**Required task:** Leave the pictures out. Return all other data exactly.

**Provided data:**
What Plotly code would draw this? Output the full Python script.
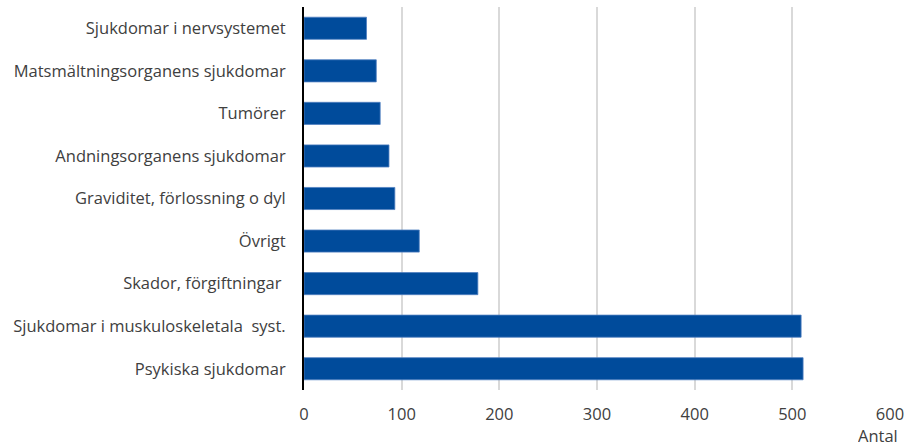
import plotly.graph_objects as go

categories = [
    "Sjukdomar i nervsystemet",
    "Matsmältningsorganens sjukdomar",
    "Tumörer",
    "Andningsorganens sjukdomar",
    "Graviditet, förlossning o dyl",
    "Övrigt",
    "Skador, förgiftningar ",
    "Sjukdomar i muskuloskeletala  syst.",
    "Psykiska sjukdomar",
]
values = [64, 74, 78, 87, 93, 118, 178, 509, 511]
x_ticks = [0, 100, 200, 300, 400, 500, 600]

fig = go.Figure(go.Bar(
    x=values, y=categories, orientation="h",
    marker=dict(color="#004B9B", line=dict(color="#4F7FC0", width=0.8)),
))

font = dict(family="Open Sans, sans-serif", size=16.5, color="#404040")

fig.update_layout(
    width=909, height=445,
    margin=dict(l=304, r=19, t=7, b=55, autoexpand=False),
    plot_bgcolor="white", paper_bgcolor="white",
    bargap=0.48,
    font=font,
    showlegend=False,
    xaxis=dict(
        range=[0, 600], tickvals=x_ticks, showgrid=True,
        gridcolor="#D9D9D9", gridwidth=2, zeroline=False,
        showline=False, ticks="", tickfont=font, automargin=False,
        ticklabelstandoff=12,
    ),
    yaxis=dict(
        autorange="reversed", showline=True, linecolor="black", linewidth=2,
        ticks="", showgrid=False, tickfont=font, ticklabelstandoff=13,
        automargin=False,
    ),
    annotations=[dict(
        text="Antal", x=1, xref="paper", y=-0.118, yref="paper",
        xanchor="right", yanchor="middle", showarrow=False, xshift=10,
        height=16, font=font,
    )],
)

fig.write_html(
    "out.html",
    config={"displayModeBar": False},
    post_script="document.body.style.margin='0px';document.body.style.padding='0px';",
)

**Exercise response:**
What Plotly code would draw this? Output the full Python script.
import plotly.graph_objects as go

categories = [
    "Sjukdomar i nervsystemet",
    "Matsmältningsorganens sjukdomar",
    "Tumörer",
    "Andningsorganens sjukdomar",
    "Graviditet, förlossning o dyl",
    "Övrigt",
    "Skador, förgiftningar ",
    "Sjukdomar i muskuloskeletala  syst.",
    "Psykiska sjukdomar",
]
values = [64, 74, 78, 87, 93, 118, 178, 509, 511]
x_ticks = [0, 100, 200, 300, 400, 500, 600]

fig = go.Figure(go.Bar(
    x=values, y=categories, orientation="h",
    marker=dict(color="#004B9B", line=dict(color="#4F7FC0", width=0.8)),
))

font = dict(family="Open Sans, sans-serif", size=16.5, color="#404040")

fig.update_layout(
    width=909, height=445,
    margin=dict(l=304, r=19, t=7, b=55, autoexpand=False),
    plot_bgcolor="white", paper_bgcolor="white",
    bargap=0.48,
    font=font,
    showlegend=False,
    xaxis=dict(
        range=[0, 600], tickvals=x_ticks, showgrid=True,
        gridcolor="#D9D9D9", gridwidth=2, zeroline=False,
        showline=False, ticks="", tickfont=font, automargin=False,
        ticklabelstandoff=12,
    ),
    yaxis=dict(
        autorange="reversed", showline=True, linecolor="black", linewidth=2,
        ticks="", showgrid=False, tickfont=font, ticklabelstandoff=13,
        automargin=False,
    ),
    annotations=[dict(
        text="Antal", x=1, xref="paper", y=-0.118, yref="paper",
        xanchor="right", yanchor="middle", showarrow=False, xshift=10,
        height=16, font=font,
    )],
)

fig.write_html(
    "out.html",
    config={"displayModeBar": False},
    post_script="document.body.style.margin='0px';document.body.style.padding='0px';",
)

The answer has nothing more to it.